Point of lab/participation/homework is to encourage you to study and learn. Easy points.

Point of exams is to decide your grade.

Will discuss project later. Basically it will be a more complete version of a lab project, including validation and writeup. And a poster session defending your analysis.

Prerequisites: programming + math¶

  • Programming skills necessary. We will be using Python. If the amount of work seems to be overwhelming, it is most likely due to a deficiency here.

  • Vector geometry

  • Matrix Algebra

  • Prob & Stat won't be used much

Prereqs exist for very good reasons.

Books¶

There is no required text. There is a vast supply of free resources online. Suggestions:

Introduction to Applied Linear Algebra, Boyd & Vendenberghe 2018, http://vmls-book.stanford.edu/

Hands-On Machine Learning with Scikit-Learn and TensorFlow, Concepts, Tools, and Techniques to Build Intelligent Systems, 2e, Géron 2019

Deep Learning with Python, 2e, Chollet 2021

Speech and Language Processing, 3e, Jurafsky & Martin 2024. https://web.stanford.edu/~jurafsky/slp3/

Academic Integrity, etc.¶

  • See student handbook. This is your contract.
  • Fairness will not be sacrificied for other noble causes
  • Big source of drama: students skipping class or not doing homework then being unhappy with exams they could not handle as a result

III. Software Installation¶

Jupyter - "notebooks" for inline code + LaTex math + markup, etc.¶

A single document containing a series of "cells". Each containing code which can be run, or images and other documentation.
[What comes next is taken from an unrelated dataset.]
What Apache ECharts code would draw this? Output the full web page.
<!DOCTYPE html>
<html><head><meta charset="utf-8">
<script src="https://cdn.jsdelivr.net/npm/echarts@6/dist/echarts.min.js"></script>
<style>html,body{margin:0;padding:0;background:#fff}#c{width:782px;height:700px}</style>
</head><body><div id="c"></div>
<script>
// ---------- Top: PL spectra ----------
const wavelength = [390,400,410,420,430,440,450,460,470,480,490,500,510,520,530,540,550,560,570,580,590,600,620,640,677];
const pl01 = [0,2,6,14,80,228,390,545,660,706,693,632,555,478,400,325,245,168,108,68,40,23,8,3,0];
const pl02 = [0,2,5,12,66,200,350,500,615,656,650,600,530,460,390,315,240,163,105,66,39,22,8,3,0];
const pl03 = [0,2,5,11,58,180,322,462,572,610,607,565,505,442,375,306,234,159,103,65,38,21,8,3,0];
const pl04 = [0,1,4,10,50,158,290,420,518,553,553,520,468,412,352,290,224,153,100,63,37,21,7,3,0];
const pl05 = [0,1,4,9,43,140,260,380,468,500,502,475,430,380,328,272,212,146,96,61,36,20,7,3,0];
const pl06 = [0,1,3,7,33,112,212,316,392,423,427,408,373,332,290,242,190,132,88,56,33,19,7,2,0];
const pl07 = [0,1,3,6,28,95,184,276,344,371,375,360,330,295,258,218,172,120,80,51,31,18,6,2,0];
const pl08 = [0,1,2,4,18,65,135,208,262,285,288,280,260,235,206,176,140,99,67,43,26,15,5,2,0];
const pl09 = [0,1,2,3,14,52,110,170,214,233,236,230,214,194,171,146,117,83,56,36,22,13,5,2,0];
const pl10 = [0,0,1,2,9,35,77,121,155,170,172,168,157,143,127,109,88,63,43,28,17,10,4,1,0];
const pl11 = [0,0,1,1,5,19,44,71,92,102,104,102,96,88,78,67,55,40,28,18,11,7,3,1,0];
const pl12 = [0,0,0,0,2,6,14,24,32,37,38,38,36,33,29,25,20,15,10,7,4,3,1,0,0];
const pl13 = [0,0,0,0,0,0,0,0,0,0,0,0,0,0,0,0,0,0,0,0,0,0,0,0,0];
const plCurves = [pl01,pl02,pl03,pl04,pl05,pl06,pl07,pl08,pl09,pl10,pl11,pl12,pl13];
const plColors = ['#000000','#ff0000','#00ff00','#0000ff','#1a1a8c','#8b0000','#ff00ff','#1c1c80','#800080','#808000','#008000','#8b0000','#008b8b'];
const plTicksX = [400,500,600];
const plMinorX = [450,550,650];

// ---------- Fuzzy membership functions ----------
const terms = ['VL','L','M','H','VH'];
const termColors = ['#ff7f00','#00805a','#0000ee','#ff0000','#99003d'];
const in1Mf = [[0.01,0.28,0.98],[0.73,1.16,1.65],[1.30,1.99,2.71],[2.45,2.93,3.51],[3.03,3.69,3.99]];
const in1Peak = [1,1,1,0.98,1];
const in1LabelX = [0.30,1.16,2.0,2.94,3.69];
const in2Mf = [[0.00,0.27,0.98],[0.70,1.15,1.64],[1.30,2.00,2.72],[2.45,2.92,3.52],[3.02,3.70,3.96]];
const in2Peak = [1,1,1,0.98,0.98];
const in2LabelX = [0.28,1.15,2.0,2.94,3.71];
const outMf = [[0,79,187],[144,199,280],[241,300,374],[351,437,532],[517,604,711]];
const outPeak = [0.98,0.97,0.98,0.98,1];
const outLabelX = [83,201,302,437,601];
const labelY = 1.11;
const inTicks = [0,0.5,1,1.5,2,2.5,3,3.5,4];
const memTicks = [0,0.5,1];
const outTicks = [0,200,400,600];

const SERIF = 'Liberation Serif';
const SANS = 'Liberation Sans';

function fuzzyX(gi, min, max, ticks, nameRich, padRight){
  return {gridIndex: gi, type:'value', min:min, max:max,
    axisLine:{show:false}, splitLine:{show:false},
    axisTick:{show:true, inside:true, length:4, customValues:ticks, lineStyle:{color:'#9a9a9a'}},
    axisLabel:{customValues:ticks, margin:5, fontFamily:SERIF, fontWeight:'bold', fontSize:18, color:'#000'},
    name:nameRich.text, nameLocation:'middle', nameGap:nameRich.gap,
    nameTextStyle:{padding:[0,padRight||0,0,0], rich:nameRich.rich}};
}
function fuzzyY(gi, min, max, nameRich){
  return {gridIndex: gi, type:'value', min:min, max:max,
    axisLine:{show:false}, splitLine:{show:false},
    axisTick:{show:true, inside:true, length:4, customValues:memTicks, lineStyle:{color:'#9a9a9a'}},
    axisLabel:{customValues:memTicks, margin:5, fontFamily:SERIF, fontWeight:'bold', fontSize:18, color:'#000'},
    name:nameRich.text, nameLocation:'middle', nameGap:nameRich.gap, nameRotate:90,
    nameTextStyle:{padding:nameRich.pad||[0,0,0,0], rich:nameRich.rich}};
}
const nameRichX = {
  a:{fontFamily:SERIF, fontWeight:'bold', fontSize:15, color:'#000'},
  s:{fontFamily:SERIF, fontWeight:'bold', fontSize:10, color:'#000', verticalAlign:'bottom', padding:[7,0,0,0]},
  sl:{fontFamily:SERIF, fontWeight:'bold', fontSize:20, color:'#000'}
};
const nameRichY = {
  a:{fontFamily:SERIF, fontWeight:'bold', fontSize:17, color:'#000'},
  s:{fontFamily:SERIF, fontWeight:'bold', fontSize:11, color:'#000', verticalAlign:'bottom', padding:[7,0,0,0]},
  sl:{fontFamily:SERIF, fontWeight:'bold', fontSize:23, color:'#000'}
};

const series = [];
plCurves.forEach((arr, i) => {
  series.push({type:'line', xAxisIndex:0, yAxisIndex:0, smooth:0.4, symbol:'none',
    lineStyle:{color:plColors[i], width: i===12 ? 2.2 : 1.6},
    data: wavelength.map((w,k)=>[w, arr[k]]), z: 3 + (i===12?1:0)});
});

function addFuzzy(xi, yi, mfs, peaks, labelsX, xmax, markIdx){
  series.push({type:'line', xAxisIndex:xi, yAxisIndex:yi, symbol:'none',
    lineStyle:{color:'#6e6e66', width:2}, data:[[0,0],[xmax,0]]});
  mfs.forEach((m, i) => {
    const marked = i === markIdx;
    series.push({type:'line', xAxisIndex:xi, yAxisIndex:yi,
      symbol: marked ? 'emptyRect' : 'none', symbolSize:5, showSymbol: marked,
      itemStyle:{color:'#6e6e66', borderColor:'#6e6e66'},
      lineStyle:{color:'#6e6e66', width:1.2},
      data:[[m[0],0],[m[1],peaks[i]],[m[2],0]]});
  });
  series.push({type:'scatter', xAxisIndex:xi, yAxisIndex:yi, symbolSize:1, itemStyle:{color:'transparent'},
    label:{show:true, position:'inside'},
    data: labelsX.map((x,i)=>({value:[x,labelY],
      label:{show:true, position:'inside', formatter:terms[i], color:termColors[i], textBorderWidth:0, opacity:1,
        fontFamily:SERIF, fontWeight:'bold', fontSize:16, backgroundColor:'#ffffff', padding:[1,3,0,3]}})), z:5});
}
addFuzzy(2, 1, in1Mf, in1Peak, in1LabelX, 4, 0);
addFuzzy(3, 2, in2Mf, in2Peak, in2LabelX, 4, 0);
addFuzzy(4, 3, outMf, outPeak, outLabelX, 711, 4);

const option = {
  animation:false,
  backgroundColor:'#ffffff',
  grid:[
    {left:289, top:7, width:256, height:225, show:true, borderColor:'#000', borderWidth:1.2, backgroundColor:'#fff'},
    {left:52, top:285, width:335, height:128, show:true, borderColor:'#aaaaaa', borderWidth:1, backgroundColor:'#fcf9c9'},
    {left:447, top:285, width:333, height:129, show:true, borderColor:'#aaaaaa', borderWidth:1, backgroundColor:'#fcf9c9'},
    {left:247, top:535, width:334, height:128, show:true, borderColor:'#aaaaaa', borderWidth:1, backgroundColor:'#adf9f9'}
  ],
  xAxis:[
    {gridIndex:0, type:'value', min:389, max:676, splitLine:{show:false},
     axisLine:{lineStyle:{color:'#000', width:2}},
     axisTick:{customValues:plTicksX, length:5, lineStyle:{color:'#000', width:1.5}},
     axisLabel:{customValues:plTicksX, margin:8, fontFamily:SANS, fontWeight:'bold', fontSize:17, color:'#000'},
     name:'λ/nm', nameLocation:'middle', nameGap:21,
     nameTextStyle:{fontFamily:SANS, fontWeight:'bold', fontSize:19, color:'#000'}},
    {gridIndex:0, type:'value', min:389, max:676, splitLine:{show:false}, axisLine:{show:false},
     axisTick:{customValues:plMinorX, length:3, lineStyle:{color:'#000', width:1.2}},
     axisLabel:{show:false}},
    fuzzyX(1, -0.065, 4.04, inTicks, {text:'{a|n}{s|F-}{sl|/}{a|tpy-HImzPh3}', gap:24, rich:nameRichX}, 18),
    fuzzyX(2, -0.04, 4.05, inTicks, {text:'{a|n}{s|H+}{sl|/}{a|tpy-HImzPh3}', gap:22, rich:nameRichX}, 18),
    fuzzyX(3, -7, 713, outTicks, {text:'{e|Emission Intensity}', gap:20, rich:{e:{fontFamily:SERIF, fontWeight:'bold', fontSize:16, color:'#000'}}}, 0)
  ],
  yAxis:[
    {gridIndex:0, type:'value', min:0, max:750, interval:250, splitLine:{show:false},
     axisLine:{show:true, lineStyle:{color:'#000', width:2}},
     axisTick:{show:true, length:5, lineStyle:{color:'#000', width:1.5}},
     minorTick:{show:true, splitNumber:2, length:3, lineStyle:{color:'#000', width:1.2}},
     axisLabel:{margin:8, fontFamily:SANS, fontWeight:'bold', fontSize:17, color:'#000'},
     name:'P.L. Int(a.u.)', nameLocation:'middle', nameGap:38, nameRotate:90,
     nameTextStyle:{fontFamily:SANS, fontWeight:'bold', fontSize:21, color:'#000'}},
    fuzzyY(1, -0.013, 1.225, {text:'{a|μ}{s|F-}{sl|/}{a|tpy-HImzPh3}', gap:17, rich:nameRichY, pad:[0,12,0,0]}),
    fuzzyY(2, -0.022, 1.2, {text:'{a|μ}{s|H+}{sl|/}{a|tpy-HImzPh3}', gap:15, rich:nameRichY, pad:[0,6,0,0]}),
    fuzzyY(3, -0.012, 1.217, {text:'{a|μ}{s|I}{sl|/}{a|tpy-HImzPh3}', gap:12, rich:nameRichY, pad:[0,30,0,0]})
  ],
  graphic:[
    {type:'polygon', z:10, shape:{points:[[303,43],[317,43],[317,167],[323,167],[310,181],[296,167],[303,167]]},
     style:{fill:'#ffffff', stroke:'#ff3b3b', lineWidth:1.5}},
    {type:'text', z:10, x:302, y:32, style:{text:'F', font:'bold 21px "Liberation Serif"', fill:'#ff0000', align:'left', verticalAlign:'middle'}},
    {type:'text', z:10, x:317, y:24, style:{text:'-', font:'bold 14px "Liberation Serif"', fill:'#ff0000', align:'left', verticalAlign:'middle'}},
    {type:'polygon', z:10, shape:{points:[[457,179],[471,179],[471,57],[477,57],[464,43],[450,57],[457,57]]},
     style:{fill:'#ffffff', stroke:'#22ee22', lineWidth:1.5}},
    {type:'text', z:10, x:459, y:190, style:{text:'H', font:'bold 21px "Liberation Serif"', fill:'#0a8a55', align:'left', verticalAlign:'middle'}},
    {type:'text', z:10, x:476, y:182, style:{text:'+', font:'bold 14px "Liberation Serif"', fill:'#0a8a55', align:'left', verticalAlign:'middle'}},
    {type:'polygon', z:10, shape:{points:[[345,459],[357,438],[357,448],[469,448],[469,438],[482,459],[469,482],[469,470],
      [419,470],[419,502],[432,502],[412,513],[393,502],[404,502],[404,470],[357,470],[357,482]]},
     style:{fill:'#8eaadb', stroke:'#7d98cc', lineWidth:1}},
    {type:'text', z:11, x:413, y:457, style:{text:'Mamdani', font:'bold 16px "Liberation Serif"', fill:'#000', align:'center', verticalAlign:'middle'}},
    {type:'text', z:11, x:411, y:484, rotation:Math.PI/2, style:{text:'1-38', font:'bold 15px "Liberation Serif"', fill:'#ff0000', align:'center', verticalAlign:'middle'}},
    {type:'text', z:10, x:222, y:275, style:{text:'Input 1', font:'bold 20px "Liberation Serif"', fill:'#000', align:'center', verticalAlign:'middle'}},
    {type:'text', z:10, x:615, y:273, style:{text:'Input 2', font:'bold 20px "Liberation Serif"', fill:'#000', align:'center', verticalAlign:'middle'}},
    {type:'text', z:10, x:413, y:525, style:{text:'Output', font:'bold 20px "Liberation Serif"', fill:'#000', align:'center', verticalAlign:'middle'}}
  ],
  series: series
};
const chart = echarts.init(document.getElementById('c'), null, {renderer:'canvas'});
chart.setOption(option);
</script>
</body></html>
  • Run a cell via [shift] + [Enter] or "play" button in the menu.
drawing

Will execute code and display result below, or render markup etc.

Can also use R or Julia (easily), Matlab, SQL, etc. (with increasing difficulty).

In [2]:
import datetime

print("This code is run right now (" + str(datetime.datetime.now()) + ")")

'hi'
This code is run right now (2020-01-22 18:31:02.681214)
Out[2]:
'hi'
In [3]:
x=1+2+2

print(x)
5
In [4]:
import numpy as np
In [9]:
np.random.randn(2,5)
Out[9]:
array([[ 1.24350758,  1.99906955, -0.3226366 , -0.98266019, -0.1309466 ],
       [-0.85026968, -0.35865037,  0.70637075,  1.06492839,  0.35220974]])
In [12]:
np.ones((2,2))
Out[12]:
array([[1., 1.],
       [1., 1.]])

Installation¶

First project: get Jupyter running and be able to import listed tools

Easiest to install via Anaconda. Preferrably Python 3.

https://www.anaconda.com/download/

Highly recomended to make a separate environment for class - hot open source tools change fast and deprecate (i.e. break) old features constantly

conda install jupyter matplotlib numpy scipy scikit-learn pandas ...

Many other packages...

Python Help Tips¶

  • Get help on a function or object via [shift] + [tab] after the opening parenthesis function(
drawing
  • Can also get help by executing function?
drawing

IV. Q & A Discussion¶

  • Virtual vs In-person classes?
  • Job interests/plans?
  • Research topics?